Bu the text of the decisions is important. The Oregon constitution has the same language as the indiana constitution. The difference, perhaps due to the influence of Hans Linde, is that oregon enforces its constitution. If the constitution says "you can't do that", the judges read that to mean "you can't do that" instead of some balancing test or state interest test. That's how it should work.

Cato wrote:

"Without Freedom of Thought, there can be no such Thing as Wisdom; and no such Thing as publick Liberty, without Freedom of Speech; Which is the Right of every Man, as far as by it does not hurt and controul the Right of another; and this is the only Check which it ought to suffer, the only Bounds which it ought to know."

"Of Freedom of Speech", No 15, Feb 4, 1720, in John Trenchard and Thomas Gordon, I Cato's Letters: Essays on Liberty, Civil and Religious 96 (reprint ed. 1971)

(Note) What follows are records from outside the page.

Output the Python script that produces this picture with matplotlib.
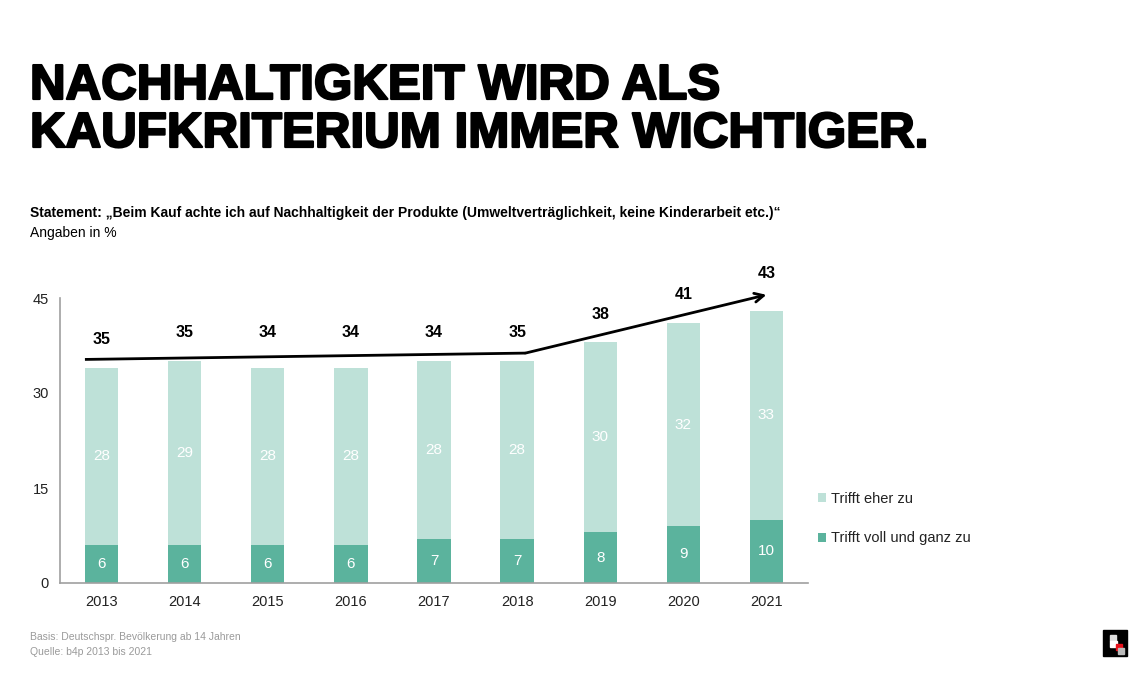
import numpy as np
import matplotlib
matplotlib.use("Agg")
import matplotlib.pyplot as plt
import matplotlib.patheffects as pe
from matplotlib.patches import Rectangle

# data
years = ["2013", "2014", "2015", "2016", "2017", "2018", "2019", "2020", "2021"]
voll = [6, 6, 6, 6, 7, 7, 8, 9, 10]          # Trifft voll und ganz zu
eher = [28, 29, 28, 28, 28, 28, 30, 32, 33]  # Trifft eher zu
totals = [35, 35, 34, 34, 34, 35, 38, 41, 43]
yticks = [0, 15, 30, 45]

c_dark = "#5bb39d"
c_light = "#bee1d8"

plt.rcParams["font.family"] = ["Liberation Sans", "DejaVu Sans"]

fig = plt.figure(figsize=(11.4, 7), dpi=100)
ax = fig.add_axes([60 / 1140, 117 / 700, 748 / 1140, 285 / 700])

x = np.arange(len(years))
b1 = ax.bar(x, voll, width=0.4, color=c_dark, label="Trifft voll und ganz zu")
b2 = ax.bar(x, eher, width=0.4, bottom=voll, color=c_light, label="Trifft eher zu")

for i in range(len(years)):
    ax.text(x[i], voll[i] / 2, str(voll[i]), ha="center", va="center",
            color="white", fontsize=11)
    ax.text(x[i], voll[i] + eher[i] / 2, str(eher[i]), ha="center", va="center",
            color="white", fontsize=11)

# trend arrow (hand drawn in the original), anchored on the totals
line_x = [-0.2, 5.1, 8.0]
line_y = [totals[0] + 0.3, totals[5] + 1.3, totals[8] + 2.5]
ax.plot(line_x[:2], line_y[:2], color="black", lw=2, solid_capstyle="butt", clip_on=False)
ax.annotate("", xy=(line_x[2], line_y[2]), xytext=(line_x[1], line_y[1]),
            arrowprops=dict(arrowstyle="->", color="black", lw=2,
                            shrinkA=0, shrinkB=0, mutation_scale=16),
            annotation_clip=False)

lab_y = np.interp(x, line_x, line_y) + 3.3
lab_y[1:6] = np.maximum(lab_y[1:6], 39.5)
lab_y[0] = 38.4
for i in range(len(years)):
    ax.text(x[i], lab_y[i], str(totals[i]), ha="center", va="center",
            fontsize=11.5, fontweight="bold", color="black")

ax.set_xlim(-0.5, 8.5)
ax.set_ylim(0, 45)
ax.set_yticks(yticks)
ax.set_xticks(x)
ax.set_xticklabels(years)
ax.tick_params(length=0, labelsize=10.5, colors="#222222")
ax.tick_params(axis="y", pad=8)
ax.tick_params(axis="x", pad=9)
for s in ["top", "right"]:
    ax.spines[s].set_visible(False)
for s in ["left", "bottom"]:
    ax.spines[s].set_color("#a0a0a0")
    ax.spines[s].set_linewidth(1.2)

leg = ax.legend(handles=[b2, b1], loc="upper left", bbox_to_anchor=(1.005, 0.34),
                frameon=False, fontsize=10.5, handlelength=0.55, handleheight=0.55,
                handletextpad=0.4, labelspacing=1.75, borderaxespad=0)
for t in leg.get_texts():
    t.set_color("#222222")

# title and texts
title_lines = ["NACHHALTIGKEIT WIRD ALS", "KAUFKRITERIUM IMMER WICHTIGER."]
for line, base in zip(title_lines, [99, 147]):
    fig.text(30 / 1140, 1 - base / 700, line, ha="left", va="baseline",
             fontsize=35.5, fontweight="bold", color="black",
             family=["Liberation Sans", "DejaVu Sans"],
             path_effects=[pe.withStroke(linewidth=1.6, foreground="black")])
fig.text(30 / 1140, 1 - 213 / 700,
         "Statement: \u201eBeim Kauf achte ich auf Nachhaltigkeit der Produkte (Umweltverträglichkeit, keine Kinderarbeit etc.)\u201c",
         ha="left", va="center", fontsize=10, fontweight="bold",
         family=["Liberation Sans Narrow", "Liberation Sans", "DejaVu Sans"])
fig.text(30 / 1140, 1 - 233 / 700, "Angaben in %", ha="left", va="center", fontsize=10,
         family=["Liberation Sans Narrow", "Liberation Sans", "DejaVu Sans"])
fig.text(30 / 1140, 1 - 637 / 700, "Basis: Deutschspr. Bevölkerung ab 14 Jahren",
         ha="left", va="center", fontsize=7.5, color="#9a9a9a")
fig.text(30 / 1140, 1 - 652 / 700, "Quelle: b4p 2013 bis 2021",
         ha="left", va="center", fontsize=7.5, color="#9a9a9a")

# logo
def px(xp, yp, w, h, col):
    fig.patches.append(Rectangle((xp / 1140, 1 - (yp + h) / 700), w / 1140, h / 700,
                                 transform=fig.transFigure, color=col))
px(1103, 630, 24, 26, "black")
px(1110, 635, 6, 6, "#e0e0e0")
px(1110, 641, 7, 6, "white")
px(1116, 644, 6, 6, "#e8101a")
px(1118, 648, 6, 6, "#bbbbbb")

fig.savefig("out.png", dpi=100)
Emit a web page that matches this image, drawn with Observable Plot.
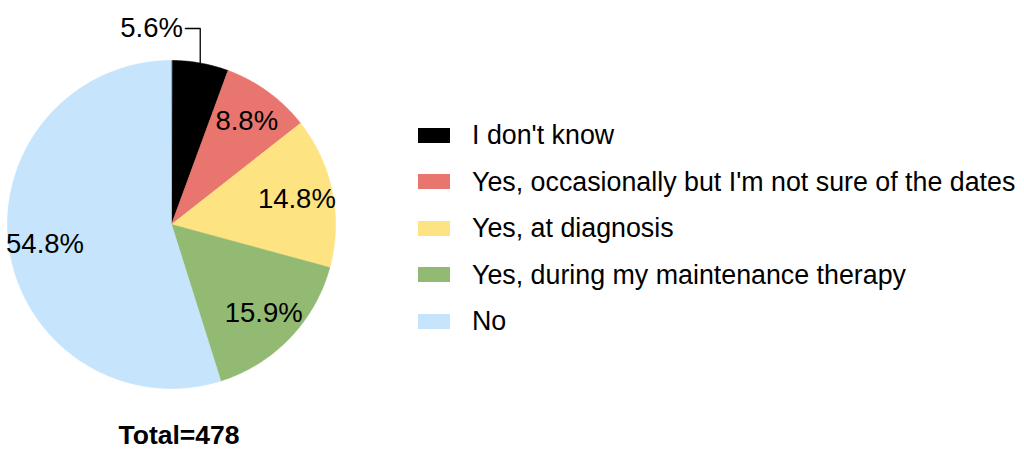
<!DOCTYPE html>
<html>
<head>
<meta charset="utf-8">
<script src="https://cdn.jsdelivr.net/npm/d3@7"></script>
<script src="https://cdn.jsdelivr.net/npm/@observablehq/plot@0.6"></script>
<style>
  html, body { margin: 0; padding: 0; background: #fff; }
  #wrap { position: relative; width: 1024px; height: 467px; font-family: "Liberation Sans", Arial, Helvetica, sans-serif; }
  #chart { position: absolute; left: 0; top: 0; }
  .legend-row { position: absolute; left: 418px; height: 30px; line-height: 30px; font-size: 26.8px; color: #000; white-space: nowrap; display: flex; align-items: center; }
  .swatch { width: 32px; height: 15px; margin-right: 22px; flex: none; }
  #total { position: absolute; top: 420px; left: 79px; width: 200px; text-align: center; font-weight: bold; font-size: 26.5px; line-height: 30px; }
</style>
</head>
<body>
<div id="wrap">
  <div id="chart"></div>
  <div id="total">Total=478</div>
</div>
<script>
// Data
const categories = ["I don't know", "Yes, occasionally but I'm not sure of the dates", "Yes, at diagnosis", "Yes, during my maintenance therapy", "No"];
const percents = [5.6, 8.8, 14.8, 15.9, 54.8];
const colors = ["#000000", "#e8756e", "#fde381", "#92ba72", "#c6e4fb"];
const total = 478;

// Build pie geometry from the data (clockwise from 12 o'clock)
const pie = d3.pie().sort(null).value(d => d.value)(categories.map((c, i) => ({label: c, value: percents[i]})));
const slicePts = [];
pie.forEach(p => {
  const steps = Math.max(2, Math.ceil((p.endAngle - p.startAngle) / (Math.PI / 360)));
  slicePts.push({label: p.data.label, x: 0, y: 0});
  for (let k = 0; k <= steps; k++) {
    const a = p.startAngle + (p.endAngle - p.startAngle) * k / steps;
    slicePts.push({label: p.data.label, x: Math.sin(a), y: Math.cos(a)});
  }
});

const inside = [], outside = [], leaders = [];
pie.forEach(p => {
  const mid = (p.startAngle + p.endAngle) / 2;
  const txt = p.data.value.toFixed(1) + "%";
  if (p.data.value < 6) {
    const ax = Math.sin(mid), ay = Math.cos(mid);
    const ey = 1.195;
    leaders.push({id: txt, x: ax, y: ay}, {id: txt, x: ax, y: ey}, {id: txt, x: ax - 0.09, y: ey});
    outside.push({text: txt, x: ax - 0.105, y: ey});
  } else {
    const r = 0.78;
    inside.push({text: txt, x: r * Math.sin(mid), y: r * Math.cos(mid)});
  }
});

const plot = Plot.plot({
  width: 1024,
  height: 467,
  margin: 0,
  x: {type: "linear", domain: [-1, 1], range: [7, 335], axis: null},
  y: {type: "linear", domain: [-1, 1], range: [388, 60], axis: null},
  color: {domain: categories, range: colors},
  style: {fontFamily: "'Liberation Sans', Arial, Helvetica, sans-serif", background: "#fff"},
  marks: [
    Plot.line(slicePts, {x: "x", y: "y", z: "label", fill: "label", stroke: "label", strokeWidth: 0.6, curve: "linear-closed"}),
    Plot.line(leaders, {x: "x", y: "y", z: "id", stroke: "#000", strokeWidth: 1.3}),
    Plot.text(inside, {x: "x", y: "y", text: "text", fontSize: 27.5, fill: "#000"}),
    Plot.text(outside, {x: "x", y: "y", text: "text", fontSize: 27.5, fill: "#000", textAnchor: "end"})
  ]
});
document.getElementById("chart").appendChild(plot);

// Legend
const wrap = document.getElementById("wrap");
categories.forEach((c, i) => {
  const row = document.createElement("div");
  row.className = "legend-row";
  row.style.top = (135 + i * 46.5 - 15) + "px";
  const sw = document.createElement("span");
  sw.className = "swatch";
  sw.style.background = colors[i];
  const t = document.createElement("span");
  t.textContent = c;
  row.appendChild(sw);
  row.appendChild(t);
  wrap.appendChild(row);
});
document.getElementById("total").textContent = "Total=" + total;
</script>
</body>
</html>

To the more libertarian adherents of the natural rights philosophy, freedom of speech was an "inalienable" natural right -- that is, it was not part of the package of natural rights that individuals ceded to the community in order to obtain the protections and benefits of civil society

A heinlein discussion board I didn't know about.
In ubiqitous computing department, Negroponte at MIT media labs is saying he'll be making $100 laptops for schoolkids as of about next year. The bad news is they'll be banned from the market but for sale to governments.
Google is rolling out free wifi for san francisco, ad supported. Welcome to the metaverse - cheap wearable computing that is contextual to where you are.
That's going to mean another billion people online by 2012 (my earliest date for the singularity.) It's going to occur to somebody that $100 laptops are a good way to provide free universal education, kindergarten to college, for those 2 billion people.
Blogs are replacing law journals. Information is moving faster than before.
Pick a field, any field, say fusion research. The number of people with a phd level education in the field will be 100 times what it was 50 years ago. That won't, by itself, result in 100 times the speed of innovation, but it will have some effects.
Those 100-times-more-people will have instantaneous information flow, cheaper better smarter tools.
That's what will happen without any core breakthroughts. But, whether or not clean fusion is still 30 years away, there will inevitably be core breakthroughts in some areas. For example, workable fusion would be a core breakthrough, ending the energy scarcity crisis, moving to a post-scarcity energy world.
Other breakthroughs could include a "smart pill", a 'happy and smart pill", AI, a space elevator, hauling back the first iron-nickel asteroid, human cloning for spare parts, etc.

For about a year I've had this blog as my homepage. I just reset it to my to-do list page, in hopes that I'll do less blogging and more work. Just a test, might not work.
I'm fairly skilled at work avoidance.